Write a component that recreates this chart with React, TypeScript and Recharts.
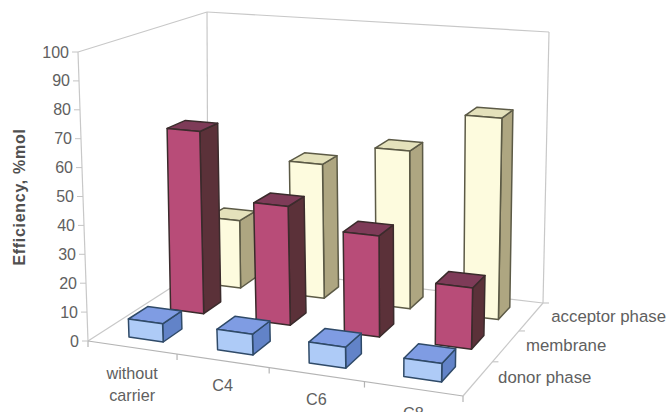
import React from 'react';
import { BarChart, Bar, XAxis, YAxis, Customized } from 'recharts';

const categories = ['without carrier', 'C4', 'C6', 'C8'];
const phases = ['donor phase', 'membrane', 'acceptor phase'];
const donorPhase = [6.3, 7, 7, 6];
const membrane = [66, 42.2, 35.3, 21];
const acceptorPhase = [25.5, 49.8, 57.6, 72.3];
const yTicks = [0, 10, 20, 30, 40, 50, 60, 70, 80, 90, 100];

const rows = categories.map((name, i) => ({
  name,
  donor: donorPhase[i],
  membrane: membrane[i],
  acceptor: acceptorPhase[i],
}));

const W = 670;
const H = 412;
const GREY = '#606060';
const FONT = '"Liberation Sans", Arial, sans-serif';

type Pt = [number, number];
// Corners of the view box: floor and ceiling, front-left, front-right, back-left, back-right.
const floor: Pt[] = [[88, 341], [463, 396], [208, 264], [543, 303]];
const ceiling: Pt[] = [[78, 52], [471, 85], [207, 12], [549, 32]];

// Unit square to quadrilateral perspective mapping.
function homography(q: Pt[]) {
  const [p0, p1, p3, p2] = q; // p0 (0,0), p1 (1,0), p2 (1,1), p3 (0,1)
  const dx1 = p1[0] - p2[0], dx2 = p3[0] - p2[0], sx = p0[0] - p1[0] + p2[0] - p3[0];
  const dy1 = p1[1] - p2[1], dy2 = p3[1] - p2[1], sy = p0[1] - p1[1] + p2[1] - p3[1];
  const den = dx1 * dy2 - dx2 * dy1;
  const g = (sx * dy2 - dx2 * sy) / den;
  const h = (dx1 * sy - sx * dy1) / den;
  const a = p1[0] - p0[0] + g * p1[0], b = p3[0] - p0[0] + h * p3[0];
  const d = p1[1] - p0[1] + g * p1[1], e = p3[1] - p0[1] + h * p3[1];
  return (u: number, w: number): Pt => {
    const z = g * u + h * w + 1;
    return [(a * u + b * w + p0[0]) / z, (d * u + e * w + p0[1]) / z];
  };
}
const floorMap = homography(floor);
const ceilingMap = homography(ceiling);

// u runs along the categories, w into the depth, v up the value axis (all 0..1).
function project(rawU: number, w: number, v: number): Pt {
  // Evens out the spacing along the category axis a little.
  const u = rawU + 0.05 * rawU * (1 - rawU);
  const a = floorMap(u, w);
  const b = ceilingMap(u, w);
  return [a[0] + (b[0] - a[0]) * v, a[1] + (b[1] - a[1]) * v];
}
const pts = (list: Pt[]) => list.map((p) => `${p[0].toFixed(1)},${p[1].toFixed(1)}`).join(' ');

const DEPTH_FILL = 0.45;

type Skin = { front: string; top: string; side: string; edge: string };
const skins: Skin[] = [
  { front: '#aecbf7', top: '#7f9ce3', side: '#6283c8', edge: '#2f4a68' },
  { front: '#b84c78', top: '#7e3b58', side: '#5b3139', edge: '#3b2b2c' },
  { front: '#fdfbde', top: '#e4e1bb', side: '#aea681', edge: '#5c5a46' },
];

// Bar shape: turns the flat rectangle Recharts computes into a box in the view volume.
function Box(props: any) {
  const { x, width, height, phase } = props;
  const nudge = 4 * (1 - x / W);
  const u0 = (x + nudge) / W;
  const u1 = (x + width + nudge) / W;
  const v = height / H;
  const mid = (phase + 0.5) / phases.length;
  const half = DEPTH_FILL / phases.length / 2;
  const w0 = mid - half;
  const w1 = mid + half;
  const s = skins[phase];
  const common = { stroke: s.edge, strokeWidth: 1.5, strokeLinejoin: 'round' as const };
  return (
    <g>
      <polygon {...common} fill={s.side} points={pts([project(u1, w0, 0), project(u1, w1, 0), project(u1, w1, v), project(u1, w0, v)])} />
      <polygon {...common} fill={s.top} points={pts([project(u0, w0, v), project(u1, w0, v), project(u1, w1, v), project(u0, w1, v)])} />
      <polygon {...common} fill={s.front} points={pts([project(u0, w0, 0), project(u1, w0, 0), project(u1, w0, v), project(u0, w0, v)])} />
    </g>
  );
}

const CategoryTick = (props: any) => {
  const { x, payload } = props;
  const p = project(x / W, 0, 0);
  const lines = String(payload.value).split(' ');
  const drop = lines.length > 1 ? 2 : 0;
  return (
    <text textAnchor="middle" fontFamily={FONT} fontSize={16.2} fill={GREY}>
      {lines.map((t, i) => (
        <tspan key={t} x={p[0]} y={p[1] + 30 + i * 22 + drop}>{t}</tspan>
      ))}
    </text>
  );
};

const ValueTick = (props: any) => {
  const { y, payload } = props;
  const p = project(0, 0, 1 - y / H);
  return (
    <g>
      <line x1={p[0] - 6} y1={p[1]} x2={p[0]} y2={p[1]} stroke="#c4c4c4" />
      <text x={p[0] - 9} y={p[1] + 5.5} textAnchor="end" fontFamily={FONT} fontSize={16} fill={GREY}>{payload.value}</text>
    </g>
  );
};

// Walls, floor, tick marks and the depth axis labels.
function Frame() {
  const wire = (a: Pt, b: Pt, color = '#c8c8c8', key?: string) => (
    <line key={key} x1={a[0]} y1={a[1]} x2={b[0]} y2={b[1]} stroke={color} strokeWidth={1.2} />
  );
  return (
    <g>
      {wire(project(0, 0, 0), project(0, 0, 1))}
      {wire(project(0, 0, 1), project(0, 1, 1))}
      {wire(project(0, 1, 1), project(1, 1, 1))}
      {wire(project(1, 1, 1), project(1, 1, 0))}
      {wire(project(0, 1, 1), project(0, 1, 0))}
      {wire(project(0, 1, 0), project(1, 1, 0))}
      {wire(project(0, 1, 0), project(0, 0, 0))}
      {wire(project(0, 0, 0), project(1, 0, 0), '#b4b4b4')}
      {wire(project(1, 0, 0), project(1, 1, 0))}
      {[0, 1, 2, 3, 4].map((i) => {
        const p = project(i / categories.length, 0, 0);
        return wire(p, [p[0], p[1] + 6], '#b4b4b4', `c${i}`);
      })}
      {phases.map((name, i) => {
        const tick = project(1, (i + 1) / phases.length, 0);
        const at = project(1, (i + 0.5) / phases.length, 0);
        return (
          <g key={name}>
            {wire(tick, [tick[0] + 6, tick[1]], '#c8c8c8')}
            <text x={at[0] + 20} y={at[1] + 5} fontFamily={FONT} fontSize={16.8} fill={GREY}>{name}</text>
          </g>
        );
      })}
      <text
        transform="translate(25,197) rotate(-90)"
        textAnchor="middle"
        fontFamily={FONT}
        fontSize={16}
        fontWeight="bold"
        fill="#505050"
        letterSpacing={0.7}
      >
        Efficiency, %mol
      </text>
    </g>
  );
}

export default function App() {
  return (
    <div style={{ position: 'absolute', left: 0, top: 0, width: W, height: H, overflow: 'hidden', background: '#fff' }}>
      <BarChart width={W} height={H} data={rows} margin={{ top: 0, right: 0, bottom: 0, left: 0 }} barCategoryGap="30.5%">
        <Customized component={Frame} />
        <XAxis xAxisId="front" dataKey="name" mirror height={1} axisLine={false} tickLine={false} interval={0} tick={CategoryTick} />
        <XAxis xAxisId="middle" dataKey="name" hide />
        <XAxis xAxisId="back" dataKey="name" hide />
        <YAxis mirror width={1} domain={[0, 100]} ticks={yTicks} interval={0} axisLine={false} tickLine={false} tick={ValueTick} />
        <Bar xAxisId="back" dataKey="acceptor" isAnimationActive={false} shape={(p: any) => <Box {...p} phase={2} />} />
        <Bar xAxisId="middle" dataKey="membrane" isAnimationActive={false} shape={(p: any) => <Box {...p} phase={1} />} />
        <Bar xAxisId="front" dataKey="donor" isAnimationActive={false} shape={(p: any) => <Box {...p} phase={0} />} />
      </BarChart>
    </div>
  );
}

* * * *

#### Written instruction
Each line from the top of the material through the line containing "const ceilingMap = homography(ceiling);" should be reproduced exactly; please drop any images.

#### Task output
Write a component that recreates this chart with React, TypeScript and Recharts.
import React from 'react';
import { BarChart, Bar, XAxis, YAxis, Customized } from 'recharts';

const categories = ['without carrier', 'C4', 'C6', 'C8'];
const phases = ['donor phase', 'membrane', 'acceptor phase'];
const donorPhase = [6.3, 7, 7, 6];
const membrane = [66, 42.2, 35.3, 21];
const acceptorPhase = [25.5, 49.8, 57.6, 72.3];
const yTicks = [0, 10, 20, 30, 40, 50, 60, 70, 80, 90, 100];

const rows = categories.map((name, i) => ({
  name,
  donor: donorPhase[i],
  membrane: membrane[i],
  acceptor: acceptorPhase[i],
}));

const W = 670;
const H = 412;
const GREY = '#606060';
const FONT = '"Liberation Sans", Arial, sans-serif';

type Pt = [number, number];
// Corners of the view box: floor and ceiling, front-left, front-right, back-left, back-right.
const floor: Pt[] = [[88, 341], [463, 396], [208, 264], [543, 303]];
const ceiling: Pt[] = [[78, 52], [471, 85], [207, 12], [549, 32]];

// Unit square to quadrilateral perspective mapping.
function homography(q: Pt[]) {
  const [p0, p1, p3, p2] = q; // p0 (0,0), p1 (1,0), p2 (1,1), p3 (0,1)
  const dx1 = p1[0] - p2[0], dx2 = p3[0] - p2[0], sx = p0[0] - p1[0] + p2[0] - p3[0];
  const dy1 = p1[1] - p2[1], dy2 = p3[1] - p2[1], sy = p0[1] - p1[1] + p2[1] - p3[1];
  const den = dx1 * dy2 - dx2 * dy1;
  const g = (sx * dy2 - dx2 * sy) / den;
  const h = (dx1 * sy - sx * dy1) / den;
  const a = p1[0] - p0[0] + g * p1[0], b = p3[0] - p0[0] + h * p3[0];
  const d = p1[1] - p0[1] + g * p1[1], e = p3[1] - p0[1] + h * p3[1];
  return (u: number, w: number): Pt => {
    const z = g * u + h * w + 1;
    return [(a * u + b * w + p0[0]) / z, (d * u + e * w + p0[1]) / z];
  };
}
const floorMap = homography(floor);
const ceilingMap = homography(ceiling);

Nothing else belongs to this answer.